Дневник путешествия Ибрахим-бека

22
18
20
22
24
26
28
30

— Уважаемый господин, — успокоил его Ибрахим, — я знаю таких улемов, которые сознают обязанности, связанные с их высоким саном, и заботятся о сохранении собственного достоинства. Я постоянно молю бога продлить им жизнь за счет уменьшения моей ничтожной жизни. Если бы не было сих святых людей, то мы пропали бы — вся наша жизнь связана с их существованием. Но я сейчас говорю о бездеятельных ученых, о тех обманщиках и мошенниках, которые пятнают доброе имя истинных улемов.

— Что это за речи такие, — воскликнул мулла. — Все улемы одинаковы, какая может быть меж ними разница? А сам ты вероотступник, раз говоришь об улемах без должного уважения, и поэтому врата спасения перед тобой закрыты.

— Вероотступник тот, кто невежественен, а выставляет себя перед людьми в обличье ученого, — возразил Ибрахим. — Эти-то негодяи и есть главная причина всех бед, свалившихся на голову иранцев.

Вижу, при слове «вероотступник» Ибрахим-бек побледнел, весь задрожал, глаза его широко раскрылись и он закричал:

— Вот именно такие слова, как ваши, разрушили огромную страну, повергли в прах древний народ, заставили людей забыть о пользе науки и дали разгул невежеству: это из-за них люди впали в нищету, совершенно отказавшись от овладения знаниями и образованием, подлинную науку подменили вызубриванием нелепых арабских фраз, вроде: «Зайд бьет Амра».[228] Вот тогда и обнаглели повсеместно стяжатели и честолюбцы, которые без зазрения совести начали толковать на всякий лад святые постановления чистейшего шариата и пробрались на высокие посты.
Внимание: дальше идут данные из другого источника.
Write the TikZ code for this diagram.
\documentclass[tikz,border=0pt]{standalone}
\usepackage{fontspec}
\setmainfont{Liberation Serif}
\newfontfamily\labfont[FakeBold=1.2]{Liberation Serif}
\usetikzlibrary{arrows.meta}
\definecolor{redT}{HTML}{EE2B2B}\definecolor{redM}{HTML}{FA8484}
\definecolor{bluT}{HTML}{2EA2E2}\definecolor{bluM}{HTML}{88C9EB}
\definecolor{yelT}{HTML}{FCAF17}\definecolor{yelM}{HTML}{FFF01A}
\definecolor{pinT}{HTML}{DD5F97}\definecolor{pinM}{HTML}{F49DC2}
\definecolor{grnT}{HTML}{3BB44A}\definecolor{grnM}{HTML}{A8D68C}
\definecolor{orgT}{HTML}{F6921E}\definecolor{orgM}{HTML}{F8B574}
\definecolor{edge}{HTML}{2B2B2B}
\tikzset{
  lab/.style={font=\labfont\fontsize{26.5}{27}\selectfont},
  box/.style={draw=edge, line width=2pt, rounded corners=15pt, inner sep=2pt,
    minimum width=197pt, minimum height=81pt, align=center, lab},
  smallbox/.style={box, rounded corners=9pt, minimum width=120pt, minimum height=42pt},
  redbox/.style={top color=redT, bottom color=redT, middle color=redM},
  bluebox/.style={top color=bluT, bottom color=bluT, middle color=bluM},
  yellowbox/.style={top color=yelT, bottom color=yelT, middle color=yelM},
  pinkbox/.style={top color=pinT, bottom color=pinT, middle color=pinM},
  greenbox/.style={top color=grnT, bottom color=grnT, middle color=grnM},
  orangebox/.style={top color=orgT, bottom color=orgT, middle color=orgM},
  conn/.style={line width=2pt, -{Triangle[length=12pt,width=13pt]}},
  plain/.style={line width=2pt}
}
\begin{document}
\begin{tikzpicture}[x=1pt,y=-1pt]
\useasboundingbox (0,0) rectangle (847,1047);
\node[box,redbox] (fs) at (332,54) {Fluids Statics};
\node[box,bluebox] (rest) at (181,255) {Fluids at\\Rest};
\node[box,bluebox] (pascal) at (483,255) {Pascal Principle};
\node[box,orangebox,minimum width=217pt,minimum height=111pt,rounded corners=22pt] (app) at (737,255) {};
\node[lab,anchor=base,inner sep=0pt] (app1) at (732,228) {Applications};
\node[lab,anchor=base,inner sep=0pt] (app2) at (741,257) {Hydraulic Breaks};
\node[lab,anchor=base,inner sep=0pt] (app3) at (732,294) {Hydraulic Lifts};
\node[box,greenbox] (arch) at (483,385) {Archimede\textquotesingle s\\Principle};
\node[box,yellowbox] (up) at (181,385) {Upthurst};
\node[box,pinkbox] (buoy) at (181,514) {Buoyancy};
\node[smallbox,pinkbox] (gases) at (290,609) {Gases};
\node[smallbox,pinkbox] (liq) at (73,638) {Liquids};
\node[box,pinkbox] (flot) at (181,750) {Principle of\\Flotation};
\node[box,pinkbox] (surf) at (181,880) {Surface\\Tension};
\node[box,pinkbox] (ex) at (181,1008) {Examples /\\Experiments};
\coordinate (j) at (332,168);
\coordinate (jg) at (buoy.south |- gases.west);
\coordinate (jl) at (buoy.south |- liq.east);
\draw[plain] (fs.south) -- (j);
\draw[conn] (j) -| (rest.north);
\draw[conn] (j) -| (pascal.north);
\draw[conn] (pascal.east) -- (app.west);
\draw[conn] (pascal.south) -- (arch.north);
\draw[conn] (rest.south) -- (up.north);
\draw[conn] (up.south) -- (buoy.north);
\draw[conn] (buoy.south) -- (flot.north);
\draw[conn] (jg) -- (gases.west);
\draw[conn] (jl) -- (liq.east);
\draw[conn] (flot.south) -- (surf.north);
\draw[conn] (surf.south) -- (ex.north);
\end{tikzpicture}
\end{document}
Один сказал: «Я — шейх», а другой, набравшись дерзости, взлетел еще выше и заявил, что он пророк. И по одному лишь мановению их руки темные люди стали стекаться к ним со всех сторон...
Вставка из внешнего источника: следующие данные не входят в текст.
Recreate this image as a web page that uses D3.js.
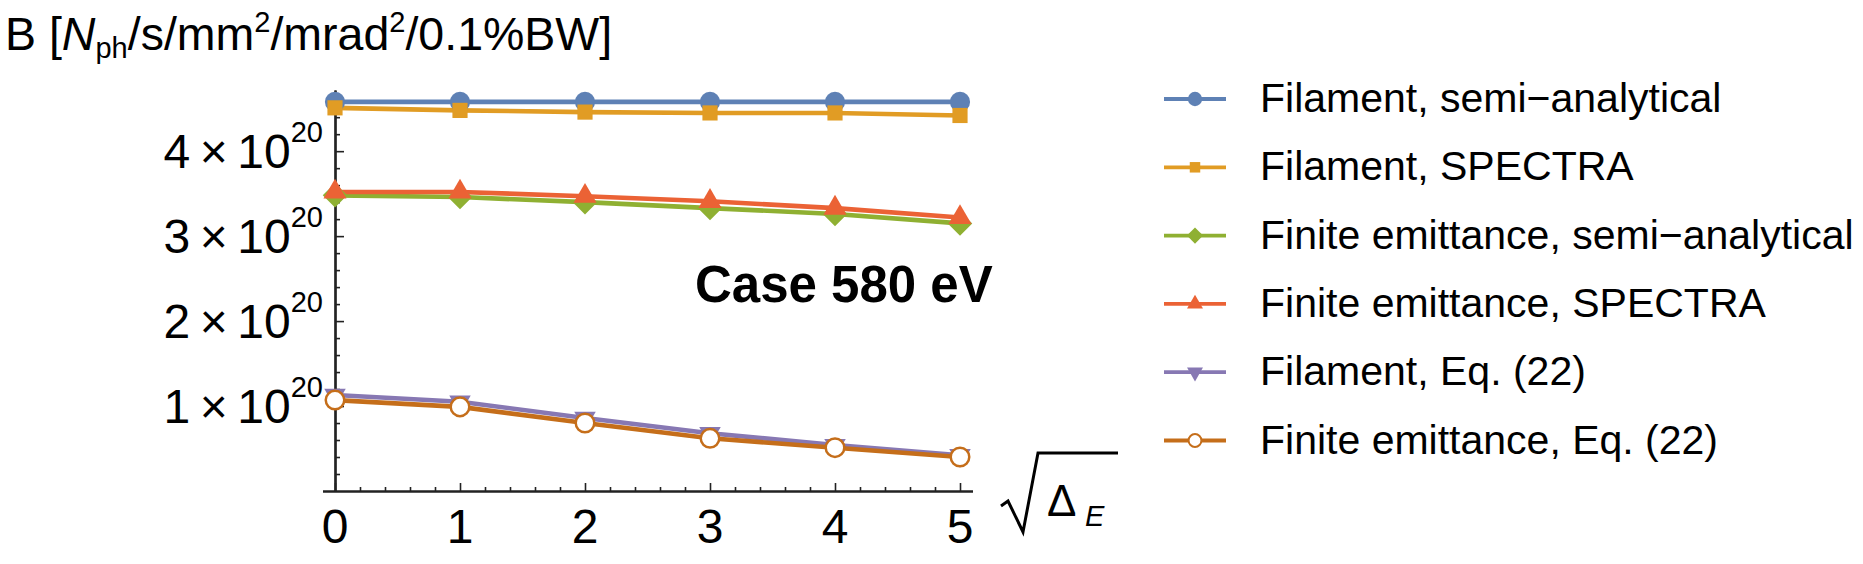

При этих словах Ибрахим совсем перестал владеть собой. Он вскочил с подушки, на которой сидел, поджав под себя ноги, и, подбежав к мулле, крикнул ему прямо в лицо:

— Вы принадлежите к сорту людей, которые научные диспуты по своему недомыслию сводят к тому, что бьют друг друга книгами по голове и поносят друг друга хулительными словами. Всякие ссоры и распри не относятся к науке, корень их — темнота и тупость. Именно такие внешне ученые люди по сути — круглые невежды и повинны в разобщении между народом и правительством. Увлечение каллиграфией и алхимией, пристрастие к терьяку — все это из-за отсутствия просвещения!..

Голос Ибрахима звучал все громче, рот начал подергиваться, как у верблюда, одержимого падучей, пот лил с него градом. В полной растерянности наблюдал я эту сцену.

— Мне больно, мне горько оттого, — закричал он снова, — что этот человек, претендующий на звание ученого, проклял меня за несколько слов правды, которые я сказал!..

Тут он поднял руки, сорвал с головы шапку и ударил ею об пол, как безумный. Шапка, подскочив, сбила стоявшую рядом лампу, лампа упала и разбилась, керосин разлился по полу. Пламя от фитиля взвилось язычками и в мгновение охватило все, стоявшее рядом.

Тут, наконец, я сбросил с себя оцепенение и увидел, что Ибрахим лежит без сознания, а пламя подбирается к нему, пожирая большой ковер.

— На помощь! Сюда! Горим! — закричал я.

Вбежал Юсиф Аму со слугами. Я сказал ему, чтобы он, не обращая ни на что внимания, вынес бы поскорей Ибрахима и спас его, а комната пусть проваливается хоть в преисподнюю!

Вдвоем мы вынесли из комнаты бездыханного Ибрахима. В это время мулла носился по комнате, спасаясь от огня, но пламя уже коснулось краев его одежды. Он кричал во весь голос:

— Горю! Спасите! Воды! Воды!

— Пожар! — подхватил я.

Сбежались соседи и начали заливать огонь водой. Пламя, между тем, охватило занавеси и перекинулось на оконные рамы и потолок.

— Сдирайте занавеси, ломайте рамы, — отдал приказ я. Люди уцепились за занавеси и с криками: «Йа, Али! Йа, Хасан! Йа, Хусайн![229] Йа, Али ибн ал-Хусайн!» — сорвали их. Огонь утих.

Давно терпения рубеж душа переступила.Но никому за пелену времен не заглянуть!

ЗАКЛЮЧЕНИЕ

Хвала господу, всесильному и щедрому, что он даровал мне, рабу его, возможность напечатать этот дневник путешествия и позволил мне оставить на память всему миру славное имя достойного уважения и несчастного путешественника, претерпевшего из-за своей любви к родине столько бедствий и столько невероятных трудностей.